NetApp also has an open source technology for persistent storage volumes called Trident, Busenhart said. Trident will continue to be available as an open source project, but will also be included in the Project Astra platform, she said.

Project Astra represents the next generation of container technology with a focus on container management, said John Woodall, vice president of engineering west at General Datatech, a Dallas-based solution provider and NetApp channel partner.

Project Astra could do to containers what VMware did to virtualization, Woodall told CRN.

Before VMware, virtualization was already in the market, particularly in mainframes, but VMware came with support for Windows and Linux, and led to the virtualization of resources in the data center which led to whole new processes such as new ways to protect data, Woodall said.

“Containers and container management may be the next wave,” he said. “Application portability, moving applications through devops to production, the ability to spin things up and down in a container, are becoming increasingly important. Businesses can set up 23 versions of something, and if one crashes, they go on to the next one.”

The biggest issue in that scenario has been the lack of persistent storage, Woodall said.

“What about an application with a database?” he said. Every time a container starts, it has to point at that database. And as the application moves, the data needs to be available. … We’re in a new evolutionary phase. If containers are becoming the defacto standard for application development going forward, being able to provide not just container management but the services that go with that is important.”

Project Astra looks at Kubernetes and storage together, and ties into NetApp’s Data Fabric platform, Woodall said.

“Rather than just give another choice for container management, NetApp is looking to provide container services beyond deployment,” he said. “The bulk of data is in the enterprise. They need services like data snapshots, backups, and management. If I can combine backup and recovery, easy migration and portability, cloning, and storage efficiency technologies, I’ve added value to make Kubernetes more workload-friendly.”

Kubernetes plays right in with what NetApp is doing with its data storage and management technologies, Woodall said.

“A lot of vendors can move data between their own storage,” he said. “But what if you want to be portable to the cloud? Kubernetes can solve that problem. And NetApp provides persistent data management to go with it.”

NetApp Wednesday is holding a preview of Project Astra to a select group of customers and channel partners seeking an early look at the technology, Busenhart said. This demonstration serves as an alpha look at the technology, with a beta version for customers to use expected to be available this Summer, she said. General availability is expect to be this Fall, she said.

Project Astra will be a great technology for NetApp’s channel partners because it is both Kubernetes-agnostic and storage-agnostic, Busenhart said.

“Our intention is to let customers manage their applications without contributing to vendor lock-in,” she said. “We will integrate with all public clouds, and it will be available for on-premises storage as well.”

Project Astra will first focus on the three primary public clouds, which Busenhart listed as Google Cloud Platform, Microsoft Azure, and Amazon Web Services. It will be available for other clouds depending on developer and user community requirements, she said.

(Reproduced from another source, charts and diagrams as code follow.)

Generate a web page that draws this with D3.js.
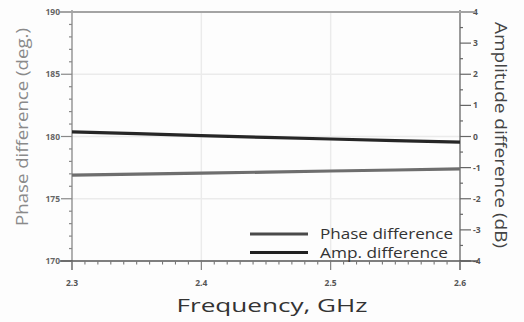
<!DOCTYPE html>
<html><head><meta charset="utf-8">
<script src="https://cdn.jsdelivr.net/npm/d3@7"></script>
<style>html,body{margin:0;padding:0;background:#fff;}svg{display:block;}</style>
</head><body>
<svg id="c" width="524" height="322"></svg>
<script>
const freq = [2.3, 2.35, 2.4, 2.45, 2.5, 2.55, 2.6];
const phase = [176.9, 176.98, 177.06, 177.14, 177.23, 177.31, 177.4];
const amp = [0.15, 0.09, 0.03, -0.03, -0.08, -0.13, -0.18];
const xTicks = [2.3, 2.4, 2.5, 2.6];
const leftTicks = [170, 175, 180, 185, 190];
const rightTicks = [-4, -3, -2, -1, 0, 1, 2, 3, 4];
const seriesNames = ["Phase difference", "Amp. difference"];

const svg = d3.select("#c");
const L = 72, R = 460, T = 12, B = 261;
const x = d3.scaleLinear().domain([2.3, 2.6]).range([L, R]);
const yL = d3.scaleLinear().domain([170, 190]).range([B, T]);
const yR = d3.scaleLinear().domain([-4, 4]).range([B, T]);
const font = "'Open Sans', 'DejaVu Sans', sans-serif";

svg.append("rect").attr("width", 524).attr("height", 322).attr("fill", "#fdfdfd");

// grid
const g = svg.append("g");
[2.4, 2.5].forEach(v => g.append("line").attr("x1", x(v)).attr("x2", x(v)).attr("y1", T).attr("y2", B)
  .attr("stroke", "#ebebeb").attr("stroke-width", 1.5));
[175, 180, 185].forEach(v => g.append("line").attr("x1", L).attr("x2", R).attr("y1", yL(v)).attr("y2", yL(v))
  .attr("stroke", "#ebebeb").attr("stroke-width", 1.5));

// left axis
const la = svg.append("g");
la.append("line").attr("x1", L).attr("x2", L).attr("y1", T - 2).attr("y2", B + 9).attr("stroke", "#888").attr("stroke-width", 1.3);
d3.range(170, 190.01, 1).forEach(v => {
  const major = v % 5 === 0;
  la.append("line").attr("x1", L - (major ? 11 : 3)).attr("x2", L).attr("y1", yL(v)).attr("y2", yL(v))
    .attr("stroke", "#888").attr("stroke-width", 1.2);
});
la.selectAll("text").data(leftTicks).join("text")
  .attr("x", L - 12).attr("y", d => yL(d) + 3).attr("text-anchor", "end")
  .attr("font-family", font).attr("font-size", 8.5).attr("font-weight", "bold").attr("fill", "#666")
  .text(d => d);

// right axis
const ra = svg.append("g");
ra.append("line").attr("x1", R).attr("x2", R).attr("y1", T - 2).attr("y2", B + 9).attr("stroke", "#666").attr("stroke-width", 1.3);
d3.range(-4, 4.01, 0.5).forEach(v => {
  const major = Number.isInteger(v);
  ra.append("line").attr("x1", R).attr("x2", R + (major ? 11 : 3)).attr("y1", yR(v)).attr("y2", yR(v))
    .attr("stroke", "#666").attr("stroke-width", 1.2);
});
ra.selectAll("text").data(rightTicks).join("text")
  .attr("x", R + 13).attr("y", d => yR(d) + 3).attr("text-anchor", "start")
  .attr("font-family", font).attr("font-size", 8.5).attr("font-weight", "bold").attr("fill", "#555")
  .text(d => d);

// top and bottom lines
svg.append("line").attr("x1", 60).attr("x2", 476).attr("y1", T).attr("y2", T).attr("stroke", "#a4a4a4").attr("stroke-width", 2);
svg.append("line").attr("x1", 60).attr("x2", 478).attr("y1", B).attr("y2", B).attr("stroke", "#555").attr("stroke-width", 1.5);

// bottom ticks
const ba = svg.append("g");
d3.range(0, 31).forEach(i => {
  const v = 2.3 + i * 0.01;
  const major = i % 10 === 0;
  ba.append("line").attr("x1", x(v)).attr("x2", x(v)).attr("y1", B).attr("y2", B + (major ? 9 : 3.5))
    .attr("stroke", "#777").attr("stroke-width", 1.1);
});
ba.selectAll("text").data(xTicks).join("text")
  .attr("x", d => x(d)).attr("y", B + 25).attr("text-anchor", "middle")
  .attr("font-family", font).attr("font-size", 8.5).attr("font-weight", "bold").attr("fill", "#555")
  .text(d => d.toFixed(1));

// series
const lineP = d3.line().x((d, i) => x(freq[i])).y(d => yL(d));
const lineA = d3.line().x((d, i) => x(freq[i])).y(d => yR(d));
svg.append("path").attr("d", lineP(phase)).attr("fill", "none").attr("stroke", "#6e6e6e").attr("stroke-width", 3.2);
svg.append("path").attr("d", lineA(amp)).attr("fill", "none").attr("stroke", "#262626").attr("stroke-width", 3.2);

// legend
const leg = svg.append("g");
const legY = [234, 252.5];
const legC = ["#4a4a4a", "#222"];
seriesNames.forEach((n, i) => {
  leg.append("line").attr("x1", 250).attr("x2", 308).attr("y1", legY[i]).attr("y2", legY[i])
    .attr("stroke", legC[i]).attr("stroke-width", 3);
  leg.append("text").attr("x", 320).attr("y", legY[i] + 5).attr("font-family", font).attr("font-size", 14)
    .attr("fill", "#333").attr("textLength", i === 0 ? 133 : 128).attr("lengthAdjust", "spacingAndGlyphs").text(n);
});

// titles
svg.append("text").attr("x", 272).attr("y", 312).attr("text-anchor", "middle").attr("font-family", font)
  .attr("font-size", 19).attr("fill", "#333").attr("textLength", 191).attr("lengthAdjust", "spacingAndGlyphs")
  .text("Frequency, GHz");
svg.append("text").attr("transform", "translate(28,127) rotate(-90)").attr("text-anchor", "middle").attr("font-family", font)
  .attr("font-size", 16).attr("fill", "#8a8a8a").attr("textLength", 198).attr("lengthAdjust", "spacingAndGlyphs")
  .text("Phase difference (deg.)");
svg.append("text").attr("transform", "translate(495,135) rotate(90)").attr("text-anchor", "middle").attr("font-family", font)
  .attr("font-size", 16).attr("fill", "#444").attr("textLength", 226).attr("lengthAdjust", "spacingAndGlyphs")
  .text("Amplitude difference (dB)");
</script>
</body></html>
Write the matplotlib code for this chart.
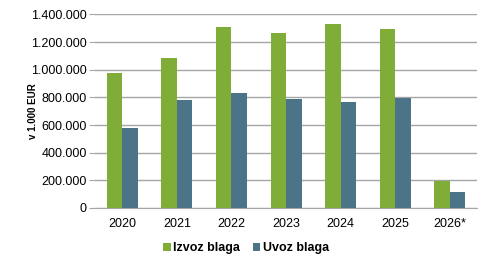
import matplotlib.pyplot as plt
import numpy as np

years = ["2020", "2021", "2022", "2023", "2024", "2025", "2026*"]
izvoz = [978000, 1087000, 1308000, 1265000, 1330000, 1292000, 195000]
uvoz = [575000, 784000, 832000, 788000, 763000, 796000, 115000]

green = "#80ad37"
blue = "#4b7489"

plt.rcParams["font.family"] = ["Liberation Sans", "DejaVu Sans"]

fig = plt.figure(figsize=(4.92, 2.67), dpi=100)
ax = fig.add_axes([0.193, 0.221, 0.777, 0.725])

x = np.arange(len(years))
w = 0.285
ax.bar(x - w / 2, izvoz, w, color=green, label="Izvoz blaga", zorder=3)
ax.bar(x + w / 2, uvoz, w, color=blue, label="Uvoz blaga", zorder=3)

ax.set_xlim(-0.5, len(years) - 0.5)
ax.set_ylim(0, 1400000)
ax.set_yticks(np.arange(0, 1400001, 200000))
ax.set_yticklabels([f"{int(v):,}".replace(",", ".") for v in ax.get_yticks()], fontsize=9)
ax.set_xticks(x)
ax.set_xticklabels(years, fontsize=9)
ax.yaxis.grid(True, color="#a6a6a6", linewidth=1.0, zorder=0)
for s in ["top", "right", "left"]:
    ax.spines[s].set_visible(False)
ax.spines["bottom"].set_color("#a6a6a6")
ax.tick_params(axis="y", length=4, color="#a6a6a6", pad=2)
ax.tick_params(axis="x", length=0, pad=7)
ax.set_ylabel("v 1.000 EUR", fontsize=7, fontweight="bold")
ax.yaxis.set_label_coords(-0.148, 0.5)

leg = fig.legend(loc="center", bbox_to_anchor=(0.5, 1 - 248 / 267), ncol=2, frameon=False,
                 prop={"size": 9, "weight": "bold"}, handlelength=0.6, handleheight=0.6,
                 handletextpad=0.2, columnspacing=1.0)

fig.savefig("out.png", dpi=100)
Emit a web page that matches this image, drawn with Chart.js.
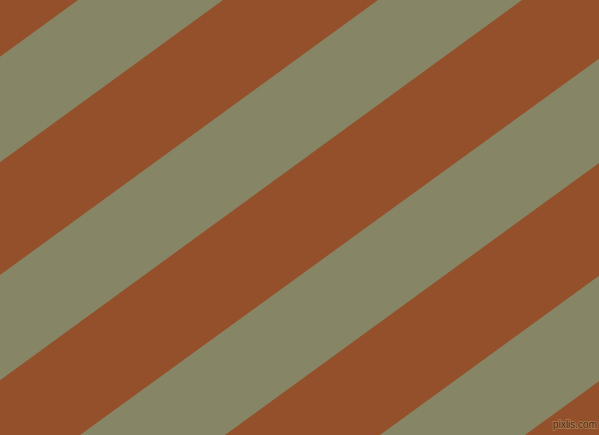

Project Astra is the latest in a series of significant moves NetApp is making as part of its Data Fabric strategy for seamlessly moving data between on-premises and cloud infrastructures.

NetApp in October introduced NetApp Keystone, which allows customers to purchase their on-premises and cloud-based storage capabilities without worrying about future requirements by allowing data to be migrated as needed across on-premises, private clouds or public clouds, and either purchased outright or on a consumption model.